--- Begin ---

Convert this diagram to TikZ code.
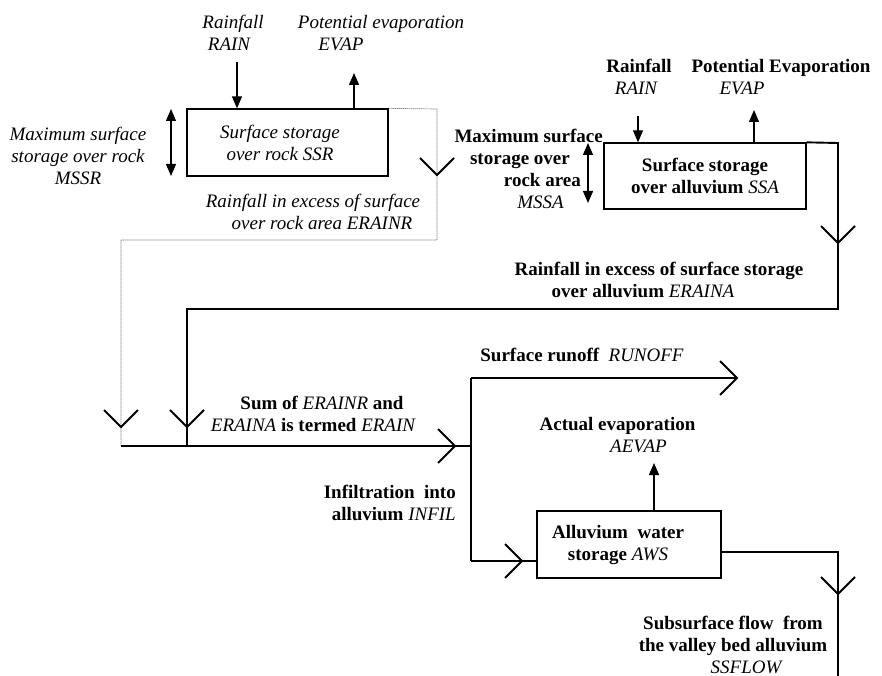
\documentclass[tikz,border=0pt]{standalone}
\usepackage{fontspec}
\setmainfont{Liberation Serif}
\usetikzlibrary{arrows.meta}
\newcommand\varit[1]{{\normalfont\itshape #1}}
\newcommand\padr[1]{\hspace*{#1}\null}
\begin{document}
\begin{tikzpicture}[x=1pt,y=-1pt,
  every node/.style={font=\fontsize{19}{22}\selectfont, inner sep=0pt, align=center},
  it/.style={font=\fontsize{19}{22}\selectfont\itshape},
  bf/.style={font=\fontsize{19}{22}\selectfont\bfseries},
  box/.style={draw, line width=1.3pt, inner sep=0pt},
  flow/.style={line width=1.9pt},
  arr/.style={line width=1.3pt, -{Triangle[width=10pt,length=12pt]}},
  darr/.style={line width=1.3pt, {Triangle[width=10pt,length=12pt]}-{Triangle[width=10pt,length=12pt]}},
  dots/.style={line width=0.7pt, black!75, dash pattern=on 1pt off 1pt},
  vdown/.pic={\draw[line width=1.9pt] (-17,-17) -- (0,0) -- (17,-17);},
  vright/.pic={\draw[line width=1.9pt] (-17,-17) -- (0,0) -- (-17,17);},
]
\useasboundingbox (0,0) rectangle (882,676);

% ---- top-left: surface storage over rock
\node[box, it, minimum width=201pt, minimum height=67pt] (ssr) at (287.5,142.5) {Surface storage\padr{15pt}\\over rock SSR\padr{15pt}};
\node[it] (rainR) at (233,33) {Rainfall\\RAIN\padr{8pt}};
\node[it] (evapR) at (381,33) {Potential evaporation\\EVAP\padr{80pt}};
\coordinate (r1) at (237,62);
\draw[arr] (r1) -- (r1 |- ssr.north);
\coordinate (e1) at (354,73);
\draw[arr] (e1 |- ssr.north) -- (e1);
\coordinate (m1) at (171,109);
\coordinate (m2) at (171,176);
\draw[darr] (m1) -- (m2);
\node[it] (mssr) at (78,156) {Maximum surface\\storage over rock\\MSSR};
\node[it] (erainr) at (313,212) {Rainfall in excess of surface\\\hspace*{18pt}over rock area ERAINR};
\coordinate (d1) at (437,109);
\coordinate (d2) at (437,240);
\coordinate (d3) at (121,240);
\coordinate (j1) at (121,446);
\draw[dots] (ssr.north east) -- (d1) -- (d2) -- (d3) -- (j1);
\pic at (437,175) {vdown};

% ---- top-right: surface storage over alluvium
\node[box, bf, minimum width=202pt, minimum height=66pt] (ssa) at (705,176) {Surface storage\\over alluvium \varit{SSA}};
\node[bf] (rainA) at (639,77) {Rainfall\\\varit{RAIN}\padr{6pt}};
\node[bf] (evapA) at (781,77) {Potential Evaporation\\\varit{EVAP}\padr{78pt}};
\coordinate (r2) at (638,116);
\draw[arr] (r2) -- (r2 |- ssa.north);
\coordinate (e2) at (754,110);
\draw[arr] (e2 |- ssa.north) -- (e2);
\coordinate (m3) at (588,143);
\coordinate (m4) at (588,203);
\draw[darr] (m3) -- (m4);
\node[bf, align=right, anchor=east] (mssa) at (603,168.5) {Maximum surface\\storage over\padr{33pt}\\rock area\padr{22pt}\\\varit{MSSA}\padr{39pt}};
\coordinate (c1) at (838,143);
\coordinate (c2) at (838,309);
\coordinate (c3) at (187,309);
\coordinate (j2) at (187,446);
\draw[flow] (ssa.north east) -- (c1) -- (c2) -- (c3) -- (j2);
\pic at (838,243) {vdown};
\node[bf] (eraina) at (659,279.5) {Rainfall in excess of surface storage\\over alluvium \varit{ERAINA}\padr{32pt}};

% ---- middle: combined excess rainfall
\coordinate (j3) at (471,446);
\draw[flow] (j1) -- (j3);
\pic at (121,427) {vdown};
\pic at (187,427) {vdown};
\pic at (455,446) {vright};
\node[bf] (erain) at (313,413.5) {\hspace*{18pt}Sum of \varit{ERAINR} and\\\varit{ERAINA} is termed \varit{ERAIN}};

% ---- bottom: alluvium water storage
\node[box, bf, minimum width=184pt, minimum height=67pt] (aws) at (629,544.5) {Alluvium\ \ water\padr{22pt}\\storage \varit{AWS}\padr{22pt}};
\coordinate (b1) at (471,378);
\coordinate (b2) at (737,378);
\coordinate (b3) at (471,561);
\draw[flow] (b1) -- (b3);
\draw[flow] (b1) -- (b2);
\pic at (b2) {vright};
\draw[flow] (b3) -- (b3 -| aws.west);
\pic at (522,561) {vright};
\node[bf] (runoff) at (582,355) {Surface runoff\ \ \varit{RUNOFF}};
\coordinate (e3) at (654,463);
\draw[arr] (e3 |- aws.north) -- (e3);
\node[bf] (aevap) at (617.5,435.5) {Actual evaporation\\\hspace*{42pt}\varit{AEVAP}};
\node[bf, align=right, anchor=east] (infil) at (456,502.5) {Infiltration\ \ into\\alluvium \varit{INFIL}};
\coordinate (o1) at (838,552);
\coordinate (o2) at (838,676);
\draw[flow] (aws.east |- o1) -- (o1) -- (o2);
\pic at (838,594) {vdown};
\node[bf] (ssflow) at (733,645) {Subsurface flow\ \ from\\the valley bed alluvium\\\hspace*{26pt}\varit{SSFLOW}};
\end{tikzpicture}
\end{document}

--- End ---

Task to carry out → Return the listing above word for word, with the pictures removed.

Result below →
Convert this diagram to TikZ code.
\documentclass[tikz,border=0pt]{standalone}
\usepackage{fontspec}
\setmainfont{Liberation Serif}
\usetikzlibrary{arrows.meta}
\newcommand\varit[1]{{\normalfont\itshape #1}}
\newcommand\padr[1]{\hspace*{#1}\null}
\begin{document}
\begin{tikzpicture}[x=1pt,y=-1pt,
  every node/.style={font=\fontsize{19}{22}\selectfont, inner sep=0pt, align=center},
  it/.style={font=\fontsize{19}{22}\selectfont\itshape},
  bf/.style={font=\fontsize{19}{22}\selectfont\bfseries},
  box/.style={draw, line width=1.3pt, inner sep=0pt},
  flow/.style={line width=1.9pt},
  arr/.style={line width=1.3pt, -{Triangle[width=10pt,length=12pt]}},
  darr/.style={line width=1.3pt, {Triangle[width=10pt,length=12pt]}-{Triangle[width=10pt,length=12pt]}},
  dots/.style={line width=0.7pt, black!75, dash pattern=on 1pt off 1pt},
  vdown/.pic={\draw[line width=1.9pt] (-17,-17) -- (0,0) -- (17,-17);},
  vright/.pic={\draw[line width=1.9pt] (-17,-17) -- (0,0) -- (-17,17);},
]
\useasboundingbox (0,0) rectangle (882,676);

% ---- top-left: surface storage over rock
\node[box, it, minimum width=201pt, minimum height=67pt] (ssr) at (287.5,142.5) {Surface storage\padr{15pt}\\over rock SSR\padr{15pt}};
\node[it] (rainR) at (233,33) {Rainfall\\RAIN\padr{8pt}};
\node[it] (evapR) at (381,33) {Potential evaporation\\EVAP\padr{80pt}};
\coordinate (r1) at (237,62);
\draw[arr] (r1) -- (r1 |- ssr.north);
\coordinate (e1) at (354,73);
\draw[arr] (e1 |- ssr.north) -- (e1);
\coordinate (m1) at (171,109);
\coordinate (m2) at (171,176);
\draw[darr] (m1) -- (m2);
\node[it] (mssr) at (78,156) {Maximum surface\\storage over rock\\MSSR};
\node[it] (erainr) at (313,212) {Rainfall in excess of surface\\\hspace*{18pt}over rock area ERAINR};
\coordinate (d1) at (437,109);
\coordinate (d2) at (437,240);
\coordinate (d3) at (121,240);
\coordinate (j1) at (121,446);
\draw[dots] (ssr.north east) -- (d1) -- (d2) -- (d3) -- (j1);
\pic at (437,175) {vdown};

% ---- top-right: surface storage over alluvium
\node[box, bf, minimum width=202pt, minimum height=66pt] (ssa) at (705,176) {Surface storage\\over alluvium \varit{SSA}};
\node[bf] (rainA) at (639,77) {Rainfall\\\varit{RAIN}\padr{6pt}};
\node[bf] (evapA) at (781,77) {Potential Evaporation\\\varit{EVAP}\padr{78pt}};
\coordinate (r2) at (638,116);
\draw[arr] (r2) -- (r2 |- ssa.north);
\coordinate (e2) at (754,110);
\draw[arr] (e2 |- ssa.north) -- (e2);
\coordinate (m3) at (588,143);
\coordinate (m4) at (588,203);
\draw[darr] (m3) -- (m4);
\node[bf, align=right, anchor=east] (mssa) at (603,168.5) {Maximum surface\\storage over\padr{33pt}\\rock area\padr{22pt}\\\varit{MSSA}\padr{39pt}};
\coordinate (c1) at (838,143);
\coordinate (c2) at (838,309);
\coordinate (c3) at (187,309);
\coordinate (j2) at (187,446);
\draw[flow] (ssa.north east) -- (c1) -- (c2) -- (c3) -- (j2);
\pic at (838,243) {vdown};
\node[bf] (eraina) at (659,279.5) {Rainfall in excess of surface storage\\over alluvium \varit{ERAINA}\padr{32pt}};

% ---- middle: combined excess rainfall
\coordinate (j3) at (471,446);
\draw[flow] (j1) -- (j3);
\pic at (121,427) {vdown};
\pic at (187,427) {vdown};
\pic at (455,446) {vright};
\node[bf] (erain) at (313,413.5) {\hspace*{18pt}Sum of \varit{ERAINR} and\\\varit{ERAINA} is termed \varit{ERAIN}};

% ---- bottom: alluvium water storage
\node[box, bf, minimum width=184pt, minimum height=67pt] (aws) at (629,544.5) {Alluvium\ \ water\padr{22pt}\\storage \varit{AWS}\padr{22pt}};
\coordinate (b1) at (471,378);
\coordinate (b2) at (737,378);
\coordinate (b3) at (471,561);
\draw[flow] (b1) -- (b3);
\draw[flow] (b1) -- (b2);
\pic at (b2) {vright};
\draw[flow] (b3) -- (b3 -| aws.west);
\pic at (522,561) {vright};
\node[bf] (runoff) at (582,355) {Surface runoff\ \ \varit{RUNOFF}};
\coordinate (e3) at (654,463);
\draw[arr] (e3 |- aws.north) -- (e3);
\node[bf] (aevap) at (617.5,435.5) {Actual evaporation\\\hspace*{42pt}\varit{AEVAP}};
\node[bf, align=right, anchor=east] (infil) at (456,502.5) {Infiltration\ \ into\\alluvium \varit{INFIL}};
\coordinate (o1) at (838,552);
\coordinate (o2) at (838,676);
\draw[flow] (aws.east |- o1) -- (o1) -- (o2);
\pic at (838,594) {vdown};
\node[bf] (ssflow) at (733,645) {Subsurface flow\ \ from\\the valley bed alluvium\\\hspace*{26pt}\varit{SSFLOW}};
\end{tikzpicture}
\end{document}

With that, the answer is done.